Playwright August Wilson On Race Relations and the Theater

At a lively town meeting, convened in downtown Los Angeles last Friday as a follow-up to the March National Black Theatre Summit, playwright August Wilson told his audience, "It's our fault that we don't have the theaters we need." He added that the goal of the newly formed African Grove Institute for the Arts (AGIA) is to build new relationships with the major funding institutions in the country.

After the event was over, he reflected privately on the possibility of those changes and how the state of race relations in America today may affect the ability to make the necessary changes. Mr.
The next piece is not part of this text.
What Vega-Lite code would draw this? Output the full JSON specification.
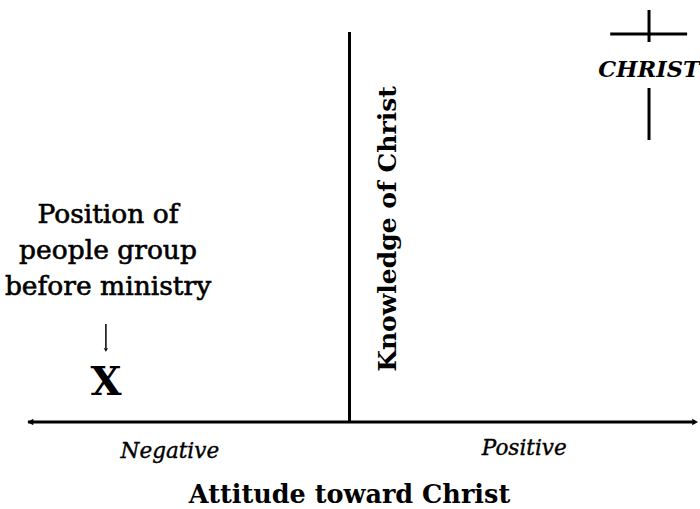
{
  "$schema": "https://vega.github.io/schema/vega-lite/v6.json",
  "width": 700,
  "height": 509,
  "padding": 0,
  "autosize": {"type": "fit", "contains": "padding"},
  "background": "white",
  "config": {"view": {"stroke": null}},
  "datasets": {
    "segments": [
      {"part": "attitude axis", "x1": -92, "y1": 0, "x2": 98.6, "y2": 0, "w": "thick"},
      {"part": "knowledge axis", "x1": 0, "y1": 0, "x2": 0, "y2": 390, "w": "thick"},
      {"part": "cross top", "x1": 85.7, "y1": 380, "x2": 85.7, "y2": 412, "w": "thick"},
      {"part": "cross bar", "x1": 74.6, "y1": 388, "x2": 96.6, "y2": 388, "w": "thick"},
      {"part": "cross bottom", "x1": 85.7, "y1": 282, "x2": 85.7, "y2": 334, "w": "thick"},
      {"part": "pointer", "x1": -69.7, "y1": 74, "x2": -69.7, "y2": 98, "w": "thin"}
    ],
    "heads": [
      {"dir": "left", "x": -91.3, "y": 0},
      {"dir": "right", "x": 98.9, "y": 0}
    ],
    "pointerhead": [{"x": -69.7, "y": 72}],
    "boldlabels": [
      {"label": "Position of", "x": -69.1, "y": 207},
      {"label": "people group", "x": -69.1, "y": 171},
      {"label": "before ministry", "x": -69.1, "y": 135}
    ],
    "italics": [
      {"label": "Negative", "x": -51.4, "y": -30},
      {"label": "Positive", "x": 50, "y": -27}
    ]
  },
  "layer": [
    {
      "data": {"name": "segments"},
      "mark": {"type": "rule", "color": "black", "strokeCap": "butt"},
      "encoding": {
        "x": {"field": "x1", "type": "quantitative", "scale": {"domain": [-100, 100], "nice": false, "zero": false}, "axis": null},
        "x2": {"field": "x2"},
        "y": {"field": "y1", "type": "quantitative", "scale": {"domain": [-87, 422], "nice": false, "zero": false}, "axis": null},
        "y2": {"field": "y2"},
        "strokeWidth": {"field": "w", "type": "nominal", "scale": {"domain": ["thick", "thin"], "range": [3, 1.5]}, "legend": null}
      }
    },
    {
      "data": {"name": "heads"},
      "mark": {"type": "point", "filled": true, "color": "black", "opacity": 1, "size": 45},
      "encoding": {
        "x": {"field": "x", "type": "quantitative"},
        "y": {"field": "y", "type": "quantitative"},
        "shape": {"field": "dir", "type": "nominal", "scale": {"domain": ["left", "right"], "range": ["triangle-left", "triangle-right"]}, "legend": null}
      }
    },
    {
      "data": {"name": "pointerhead"},
      "mark": {"type": "point", "filled": true, "color": "black", "opacity": 1, "size": 18, "shape": "triangle-down"},
      "encoding": {
        "x": {"field": "x", "type": "quantitative"},
        "y": {"field": "y", "type": "quantitative"}
      }
    },
    {
      "data": {"name": "boldlabels"},
      "mark": {"type": "text", "font": "DejaVu Serif", "fontSize": 26.5, "fontWeight": "normal", "stroke": "black", "strokeWidth": 0.6, "align": "center", "baseline": "middle", "color": "black"},
      "encoding": {
        "x": {"field": "x", "type": "quantitative"},
        "y": {"field": "y", "type": "quantitative"},
        "text": {"field": "label"}
      }
    },
    {
      "data": {"name": "italics"},
      "mark": {"type": "text", "font": "DejaVu Serif", "fontSize": 21.5, "fontStyle": "italic", "stroke": "black", "strokeWidth": 0.4, "align": "center", "baseline": "middle", "color": "black"},
      "encoding": {
        "x": {"field": "x", "type": "quantitative"},
        "y": {"field": "y", "type": "quantitative"},
        "text": {"field": "label"}
      }
    },
    {
      "data": {"values": [{"label": "Attitude toward Christ", "x": 0, "y": -73}]},
      "mark": {"type": "text", "font": "DejaVu Serif", "fontSize": 25.5, "fontWeight": "bold", "align": "center", "baseline": "middle", "color": "black"},
      "encoding": {
        "x": {"field": "x", "type": "quantitative"},
        "y": {"field": "y", "type": "quantitative"},
        "text": {"field": "label"}
      }
    },
    {
      "data": {"values": [{"label": "Knowledge of Christ", "x": 10.9, "y": 193}]},
      "mark": {"type": "text", "font": "DejaVu Serif", "fontSize": 25, "fontWeight": "bold", "angle": 270, "align": "center", "baseline": "middle", "color": "black"},
      "encoding": {
        "x": {"field": "x", "type": "quantitative"},
        "y": {"field": "y", "type": "quantitative"},
        "text": {"field": "label"}
      }
    },
    {
      "data": {"values": [{"label": "CHRIST", "x": 85.7, "y": 352}]},
      "mark": {"type": "text", "font": "DejaVu Serif", "fontSize": 22.5, "fontWeight": "bold", "fontStyle": "italic", "align": "center", "baseline": "middle", "color": "black"},
      "encoding": {
        "x": {"field": "x", "type": "quantitative"},
        "y": {"field": "y", "type": "quantitative"},
        "text": {"field": "label"}
      }
    },
    {
      "data": {"values": [{"label": "X", "x": -69.7, "y": 39}]},
      "mark": {"type": "text", "font": "DejaVu Serif", "fontSize": 40, "fontWeight": "bold", "align": "center", "baseline": "middle", "color": "black"},
      "encoding": {
        "x": {"field": "x", "type": "quantitative"},
        "y": {"field": "y", "type": "quantitative"},
        "text": {"field": "label"}
      }
    }
  ]
}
Wilson, who aspires to present a play for each decade of the 20th century, says the lessons of history need to be read in order to understand today.
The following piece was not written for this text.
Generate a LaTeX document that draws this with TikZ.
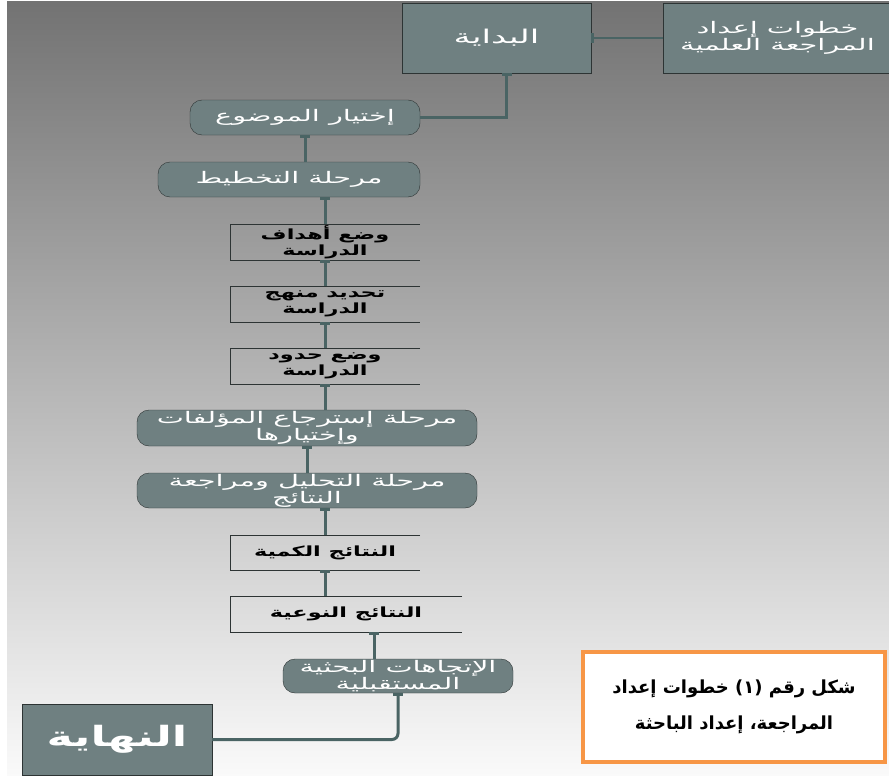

"You have to look at the Reconstruction era to understand the sort of assault that is going on now. It's the same as then," he explains, referring to the notion current after the Civil War that the work on race relations was over with the elimination of slavery. Everything from the dismantling of affirmative-action quotas in higher education and government work to the elimination of bilingual programs reflects a denial of the genuine problems of racism, he adds.

Wilson's plays, starting with "Ma Rainey's Black Bottom," and including "Fences" and "The Piano Lesson," for which he won the Pulitzer Prize, illuminate both the individual and societal problems created by racism. Although he has affiliated himself with radical causes through the years, ultimately, he says, he writes for himself, not for a political purpose. But he also maintains that theater plays a vital social function simply by illuminating the real story, by telling the truth.

"That's the role of theater," he observes, "to make sure the story is told. Write about the history, and the truth will be clear."